**Instructions to follow:** Extract each line of the records below that contains the word "this".
[start Entries supplied]
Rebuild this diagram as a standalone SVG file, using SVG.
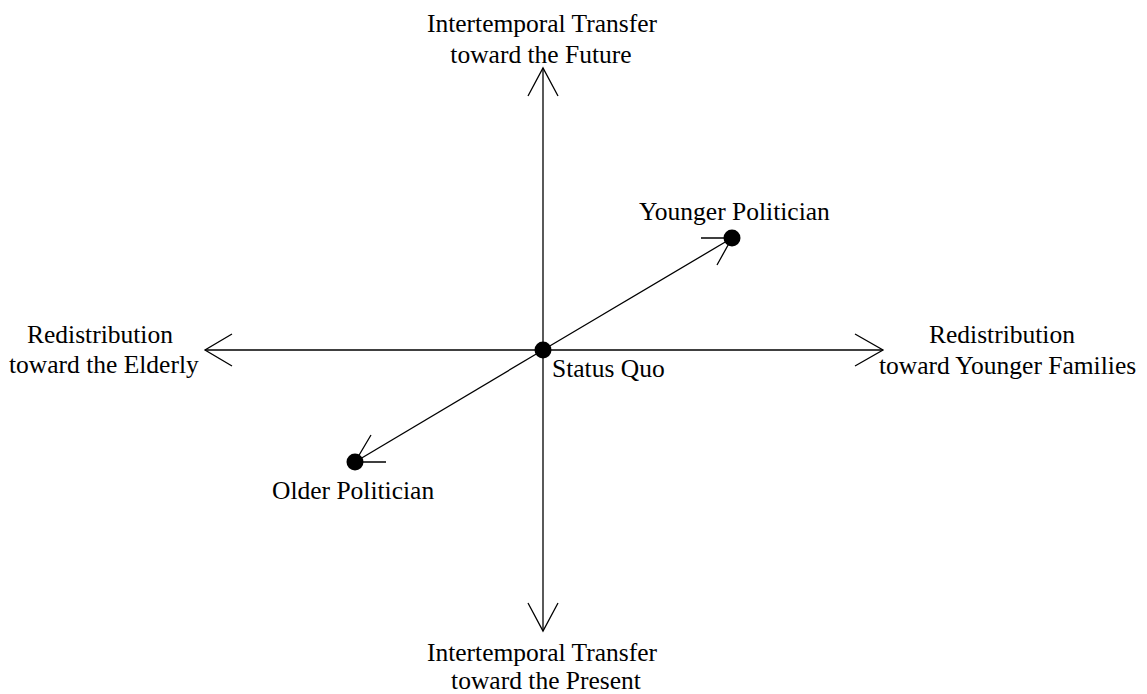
<svg xmlns="http://www.w3.org/2000/svg" width="1147" height="694" viewBox="0 0 1147 694">
<style>
.l{stroke:#000;stroke-width:1.3;fill:none}
.t{font-family:"Liberation Serif","Times New Roman",serif;font-size:25.5px;fill:#000}
.d{fill:#000}
</style>
<rect width="1147" height="694" fill="#fff"/>
<g id="connectors">
<path class="l" d="M543,68 V631"/>
<path class="l" d="M528,96 L543,68 L558,96"/>
<path class="l" d="M528,603 L543,631 L558,603"/>
<path class="l" d="M205,350 H883"/>
<path class="l" d="M232,334 L205,350 L232,366"/>
<path class="l" d="M855,334 L883,350 L855,366"/>
<path class="l" d="M543,350 L732,238"/>
<path class="l" d="M701,238 L732,238 L717,265"/>
<path class="l" d="M543,350 L355,462"/>
<path class="l" d="M386,462 L355,462 L371,435"/>
</g>
<g id="axis-top"><text class="t" x="542" y="32" text-anchor="middle">Intertemporal Transfer</text><text class="t" x="541" y="63" text-anchor="middle">toward the Future</text></g>
<g id="axis-bottom"><text class="t" x="542" y="661" text-anchor="middle">Intertemporal Transfer</text><text class="t" x="546" y="689" text-anchor="middle">toward the Present</text></g>
<g id="axis-left"><text class="t" x="27" y="343">Redistribution</text><text class="t" x="9" y="373">toward the Elderly</text></g>
<g id="axis-right"><text class="t" x="929" y="343">Redistribution</text><text class="t" x="879" y="374">toward Younger Families</text></g>
<g id="status-quo"><circle class="d" cx="543" cy="350" r="8.5"/><text class="t" x="552" y="377">Status Quo</text></g>
<g id="younger-politician"><circle class="d" cx="732" cy="238" r="8.5"/><text class="t" x="639" y="220">Younger Politician</text></g>
<g id="older-politician"><circle class="d" cx="355" cy="462" r="8.5"/><text class="t" x="272" y="499">Older Politician</text></g>
</svg>
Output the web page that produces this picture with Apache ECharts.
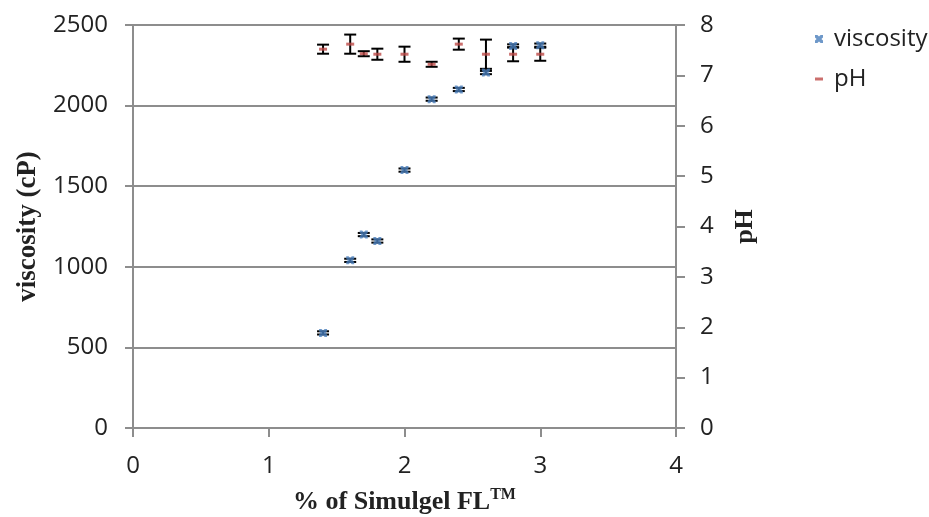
[end Entries supplied]
**Complete answer:**
Rebuild this diagram as a standalone SVG file, using SVG.
Output the web page that produces this picture with Apache ECharts.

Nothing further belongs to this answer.